Lo dicen en un país con 11,7 millones
de personas en exclusión social, con un 55% de paro juvenil, con una
tasa de pobreza infantil del 36,3% y con el mayor aumento de la
desigualdad dentro de los países de la OCDE. Lo dicen en un país
en el que el 1% de los más ricos poseen tanto como el 70% de los
españoles, es decir, menos de medio millón de personas frente a 32,5
millones de ciudadanos, y en el que en el último año las 20 personas más
ricas incrementaron su fortuna en más de 1,7 millones por hora.

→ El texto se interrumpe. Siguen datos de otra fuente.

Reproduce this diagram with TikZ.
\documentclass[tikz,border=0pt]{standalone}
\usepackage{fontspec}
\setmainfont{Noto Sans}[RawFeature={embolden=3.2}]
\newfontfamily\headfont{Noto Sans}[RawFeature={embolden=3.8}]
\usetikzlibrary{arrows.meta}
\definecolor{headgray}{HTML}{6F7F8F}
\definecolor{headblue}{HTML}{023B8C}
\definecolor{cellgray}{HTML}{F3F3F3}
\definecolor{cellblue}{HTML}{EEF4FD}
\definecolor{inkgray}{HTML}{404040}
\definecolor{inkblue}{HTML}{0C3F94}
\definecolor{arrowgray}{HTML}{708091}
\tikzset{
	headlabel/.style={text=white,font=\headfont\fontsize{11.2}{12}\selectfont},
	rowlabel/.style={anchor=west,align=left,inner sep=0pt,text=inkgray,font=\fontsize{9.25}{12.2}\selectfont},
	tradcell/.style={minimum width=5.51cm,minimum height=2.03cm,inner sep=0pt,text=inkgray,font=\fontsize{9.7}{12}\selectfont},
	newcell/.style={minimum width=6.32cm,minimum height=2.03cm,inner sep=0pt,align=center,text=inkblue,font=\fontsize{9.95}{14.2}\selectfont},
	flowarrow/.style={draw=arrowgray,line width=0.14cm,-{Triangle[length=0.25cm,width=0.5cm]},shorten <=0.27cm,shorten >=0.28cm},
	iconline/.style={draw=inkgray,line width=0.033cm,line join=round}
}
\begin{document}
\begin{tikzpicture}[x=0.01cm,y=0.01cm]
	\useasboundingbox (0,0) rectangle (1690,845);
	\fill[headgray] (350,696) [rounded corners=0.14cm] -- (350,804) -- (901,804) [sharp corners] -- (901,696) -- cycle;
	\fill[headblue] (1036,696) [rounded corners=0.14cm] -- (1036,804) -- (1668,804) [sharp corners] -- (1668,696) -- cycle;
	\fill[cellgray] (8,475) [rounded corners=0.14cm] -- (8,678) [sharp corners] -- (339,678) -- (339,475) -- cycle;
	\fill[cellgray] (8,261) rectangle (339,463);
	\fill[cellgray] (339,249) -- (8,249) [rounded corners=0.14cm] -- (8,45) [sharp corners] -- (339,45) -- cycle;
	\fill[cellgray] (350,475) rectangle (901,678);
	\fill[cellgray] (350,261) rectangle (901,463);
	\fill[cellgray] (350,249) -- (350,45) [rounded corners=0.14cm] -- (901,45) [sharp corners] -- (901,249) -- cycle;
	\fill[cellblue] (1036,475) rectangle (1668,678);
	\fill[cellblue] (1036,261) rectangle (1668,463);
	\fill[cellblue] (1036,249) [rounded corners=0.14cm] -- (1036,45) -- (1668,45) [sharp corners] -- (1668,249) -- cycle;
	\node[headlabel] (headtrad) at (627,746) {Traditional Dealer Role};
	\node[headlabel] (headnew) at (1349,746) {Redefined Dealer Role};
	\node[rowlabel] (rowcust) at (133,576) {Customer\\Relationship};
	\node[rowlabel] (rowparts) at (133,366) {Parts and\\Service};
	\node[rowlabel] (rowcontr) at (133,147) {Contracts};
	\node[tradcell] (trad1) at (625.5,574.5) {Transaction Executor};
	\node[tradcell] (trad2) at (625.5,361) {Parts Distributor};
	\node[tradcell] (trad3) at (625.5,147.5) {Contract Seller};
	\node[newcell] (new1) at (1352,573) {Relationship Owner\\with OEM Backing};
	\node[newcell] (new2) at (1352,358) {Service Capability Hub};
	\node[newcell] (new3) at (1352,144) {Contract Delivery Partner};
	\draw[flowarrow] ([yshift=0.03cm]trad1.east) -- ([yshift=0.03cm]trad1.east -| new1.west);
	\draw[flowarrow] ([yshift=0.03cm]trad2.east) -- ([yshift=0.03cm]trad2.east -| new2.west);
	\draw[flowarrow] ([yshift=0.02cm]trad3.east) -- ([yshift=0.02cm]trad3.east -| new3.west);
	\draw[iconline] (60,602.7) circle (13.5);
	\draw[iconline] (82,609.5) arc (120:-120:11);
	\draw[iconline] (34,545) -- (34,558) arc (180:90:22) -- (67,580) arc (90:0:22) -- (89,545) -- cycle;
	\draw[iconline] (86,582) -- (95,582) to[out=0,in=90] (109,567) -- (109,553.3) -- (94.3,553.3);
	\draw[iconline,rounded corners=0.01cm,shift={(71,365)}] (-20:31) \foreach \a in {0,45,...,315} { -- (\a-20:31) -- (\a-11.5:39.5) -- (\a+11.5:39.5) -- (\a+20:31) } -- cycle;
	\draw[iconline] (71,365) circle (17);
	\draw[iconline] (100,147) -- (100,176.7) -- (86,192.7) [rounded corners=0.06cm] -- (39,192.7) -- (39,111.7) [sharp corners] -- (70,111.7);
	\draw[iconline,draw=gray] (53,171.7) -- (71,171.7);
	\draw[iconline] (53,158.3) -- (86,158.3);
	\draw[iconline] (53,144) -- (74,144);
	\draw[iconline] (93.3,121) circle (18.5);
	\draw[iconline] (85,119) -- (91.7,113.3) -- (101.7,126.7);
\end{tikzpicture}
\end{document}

El modelo actual presenta la libertad de capitales como si fuera
sinónimo de la libertad de las personas y fomenta la desigualdad
económica y social mientras pretende sumergir a los seres humanos en el
espacio de lo conmensurable, estableciendo evaluaciones y parámetros que
nos constriñen. Es un sistema al que le interesa la desigualdad
económica, porque se beneficia de ella, y la uniformidad cultural, es
decir, la reducción de los seres hablantes en meros objetos sustituibles
y obedientes.
Frente a ello, es preciso repetir que
otra política económica y otros valores son posibles. Que sí nos lo
podemos permitir y nos lo debemos permitir porque los seres humanos
merecemos una vivienda digna, educación y sanidad públicas para todos,
salarios dignos y un sistema tributario justo inspirado en los
principios de igualdad y progresividad, tal y como establece la
Constitución española, tan invocada solo cuando les conviene.
Lo que no podemos permitirnos es seguir padeciendo los efectos del
fundamentalismo de mercado, el aumento de la pobreza, de la desigualdad,
de la precariedad, del desempleo, incompatibles todos ellos con una
democracia real. Eso sí que es inadmisible.